I'm coming to julia from years of R and Matlab, where vectorised code was key for performance and has affected my thinking. Now, reading this wonderful blog post 'more dots' by S. Johnson I'm convinced that julia's syntactic loop fusion is a great feature of the language, but it leaves me a bit confused when it comes to porting my previously vectorised code.
Is it bad / poor form to have some functions vectorised over a few parameters? – Should I instead write "scalar" versions of all the routines and call the dot version (or broadcast / map) when I want to iterate over an array?
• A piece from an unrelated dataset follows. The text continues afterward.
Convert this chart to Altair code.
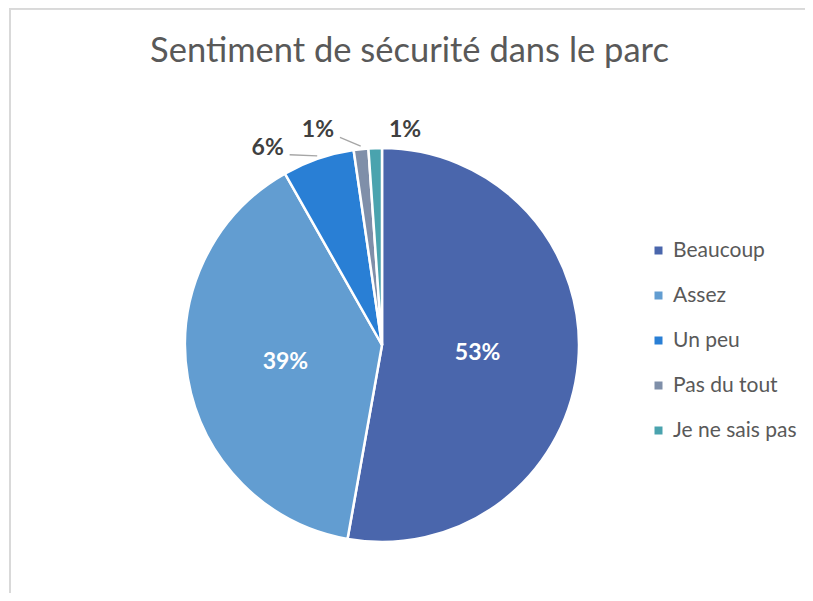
import altair as alt
import pandas as pd

# ---- data ----
categories = ["Beaucoup", "Assez", "Un peu", "Pas du tout", "Je ne sais pas"]
values = [52.8, 39.0, 5.9, 1.2, 1.1]
labels = ["53%", "39%", "6%", "1%", "1%"]

# ---- styling / label layout ----
colors = ["#4A66AC", "#629DD1", "#297FD5", "#7F8FA9", "#4AA3AE"]
label_inside = [True, True, False, False, False]
label_shift_deg = [0, 0, -11.2, -10.5, 8.1]
label_radius = [96, 98, 228, 224, 216]
has_leader = [False, False, True, True, False]

CX, CY, R = 374, 337, 197
W, H = 797, 585
FONT = "Lato"

df = pd.DataFrame({
    "cat": categories,
    "val": values,
    "lab": labels,
    "ord": list(range(len(categories))),
    "inside": label_inside,
    "shift": label_shift_deg,
    "lr": label_radius,
    "leader": has_leader,
})

base = (
    alt.Chart(df)
    .transform_window(cum="sum(val)", sort=[alt.SortField("ord", order="ascending")], frame=[None, 0])
    .transform_joinaggregate(total="sum(val)")
    .transform_calculate(mid="(datum.cum - datum.val / 2) / datum.total * 2 * PI")
    .transform_calculate(la="datum.mid + datum.shift * PI / 180")
    .transform_calculate(
        lx=f"{CX} + datum.lr * sin(datum.la)",
        ly=f"{CY} - datum.lr * cos(datum.la)",
        ex=f"{CX} + {R + 3} * sin(datum.mid)",
        ey=f"{CY} - {R + 3} * cos(datum.mid)",
    )
    .transform_calculate(sx="datum.lx + 22", sy="datum.ly + 7")
)

arcs = alt.Chart(df).mark_arc(radius=R, stroke="white", strokeWidth=2.5).encode(
    theta=alt.Theta("val:Q", stack=True),
    order=alt.Order("ord:Q", sort="ascending"),
    color=alt.Color(
        "cat:N",
        sort=categories,
        scale=alt.Scale(domain=categories, range=colors),
        legend=alt.Legend(
            title=None,
            orient="none",
            legendX=640,
            legendY=232,
            symbolType="square",
            symbolSize=64,
            symbolStrokeWidth=0,
            symbolOpacity=1,
            labelFont=FONT,
            labelFontSize=21,
            labelColor="#595959",
            rowPadding=23,
            labelOffset=4,
            padding=0,
        ),
    ),
    x=alt.value(CX),
    y=alt.value(CY),
)

inside_txt = base.transform_filter("datum.inside").mark_text(
    font=FONT, fontWeight="bold", fontSize=23, color="white", align="center", baseline="middle"
).encode(x=alt.X("lx:Q", scale=None), y=alt.Y("ly:Q", scale=None), text="lab:N")

outside_txt = base.transform_filter("!datum.inside").mark_text(
    font=FONT, fontWeight="bold", fontSize=23, color="#404040", align="center", baseline="middle"
).encode(x=alt.X("lx:Q", scale=None), y=alt.Y("ly:Q", scale=None), text="lab:N")

leaders = base.transform_filter("datum.leader").mark_rule(color="#A6A6A6", strokeWidth=1.3).encode(
    x=alt.X("sx:Q", scale=None), y=alt.Y("sy:Q", scale=None),
    x2="ex:Q", y2="ey:Q",
)

border_left = alt.Chart(df).mark_rule(color="#D9D9D9", strokeWidth=1.5).encode(
    x=alt.value(2), y=alt.value(0), y2=alt.value(H)
)
border_top = alt.Chart(df).mark_rule(color="#D9D9D9", strokeWidth=1.5).encode(
    x=alt.value(2), x2=alt.value(W), y=alt.value(0.75)
)

chart = (
    alt.layer(border_left, border_top, arcs, leaders, inside_txt, outside_txt)
    .properties(
        width=W,
        height=H,
        autosize=alt.AutoSizeParams(type="none"),
        padding={"left": 0, "top": 0, "right": 0, "bottom": 0},
        title=alt.TitleParams(
            "Sentiment de sécurité dans le parc",
            font=FONT,
            fontSize=34.5,
            fontWeight="normal",
            color="#595959",
            anchor="middle",
            frame="group",
            offset=-62,
            dx=3,
        ),
    )
    .configure_view(stroke=None)
)

chart.save("out.html", embed_options={"renderer": "svg", "actions": False})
For the sake of argument, say I write the following
function sphere_vol(r)
return 4/3*pi*r^3
end
and then use it in another function,
function density(N, r)
V = sphere_vol(r)
return N/V
end
and so on (many functions calling each other). My instinct (coming from other languages) is to define most functions as vectorised whenever convenient, as in sphere_vol(r) = 4/3*pi*r.^3
(trivial change). Is there any point to do so, if I can automatically call sphere_vol.(r::Array)
(or map(sphere_vol, r::Array)
? For a single-argument function this is not an important decision to make, but for multiple arguments it can change dramatically the implementation: I could define a vectorised version of density(N, r)
vectorised over r
, or over N
, or both (returning a matrix), but it's much less trivial to write this way (needs to call broadcast internally over sphere_vol.()
and ./
). In R and Matlab I made this choice on a case-by-case basis with this compromise in mind:
vectorisation is (was) more convenient and more efficient: I can call
density(N::Vector, r::Vector)
once and get a full array of values.writing a vectorised function over several parameters quickly becomes cumbersome and/or unmanageable (2 parameters is usually OK with some tricks); especially when the return values are not scalars.
I do not know how to make the judgment call when implementing a new function in julia.
Would it be correct to say that in julia I'd be better off writing only "scalar" versions as above? Or is it the case that some routines will be more efficient if vectorised over some parameters (e.g special functions such as Bessel, which call Fortran routines)? I'm guessing there's a subtle balance to find (according to taste/style, also), but with much less impact on performance than with R or Matlab.